当前超算集群CN节点上多数配有SSD硬盘,IO带宽基本可以达到300MB/s左右,集群一般采用IB卡高速网络,网络带宽基本可到2~3GB/s!对于大数据应用, 根据应用的IO和计算模式,可以充分利用计算节点上的SSD,获得显著的聚合带宽, 加速计算。(相当于用CN节点本地SSD做Burst Buffer, 参考UnifyFS)
场景一
每个节点顺序访问大文件中的数据。逻辑上相当于大文件数据顺序的在每个计算节点上读取一遍。N个节点组成Ring环状结构,每个节点有上游和下游节点。每个计算节点启动两个线程: IO线程负责读取本地数据,并把读取后的数据发送给下游节点;接收转发线程负责接收上游节点传过来的数据,并转发给下游节点。

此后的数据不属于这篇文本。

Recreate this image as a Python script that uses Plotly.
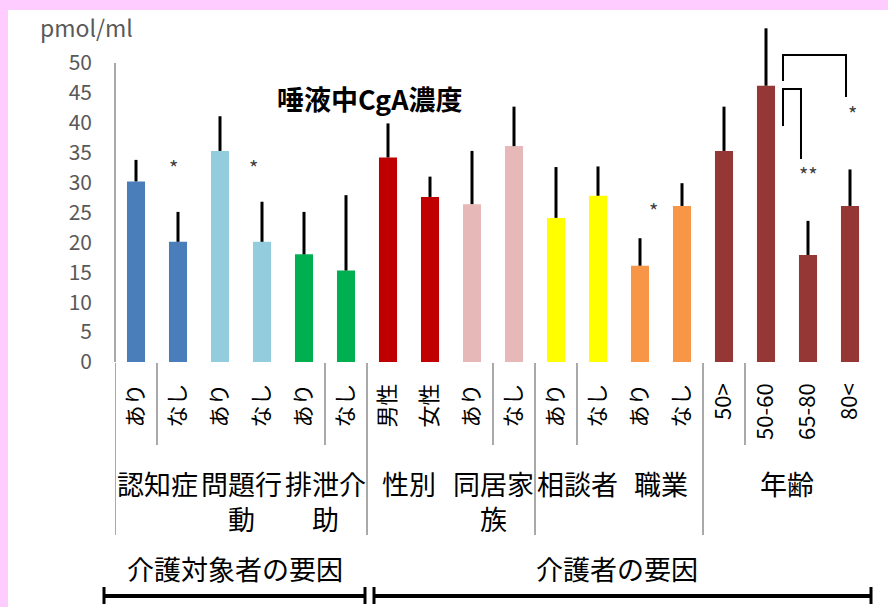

在两个线程中有对数据的计算过程,通过异步IO和异步发送接收,可实现硬盘、网络、计算三者时间重叠,提高性能。
源码
#include <mpi.h>
#include <glog/logging.h>
static inline void
mpi_check_error(int errcode, const char *file, const char *function, int linenum)
{
if(errcode!=MPI_SUCCESS)
{
char errstr[MPI_MAX_ERROR_STRING];
int resultlen;
MPI_Error_string(errcode,errstr,&resultlen);
printf("%s.%s.%d: MPI errror %s\n", file,function,linenum,errstr);
MPI_Abort(MPI_COMM_WORLD,errcode);
}
return ;
}
#define MPI_CHECK(e) do{int errcode=(e); mpi_check_error(errcode,__FILE__, __FUNCTION__,__LINE__);}while(0)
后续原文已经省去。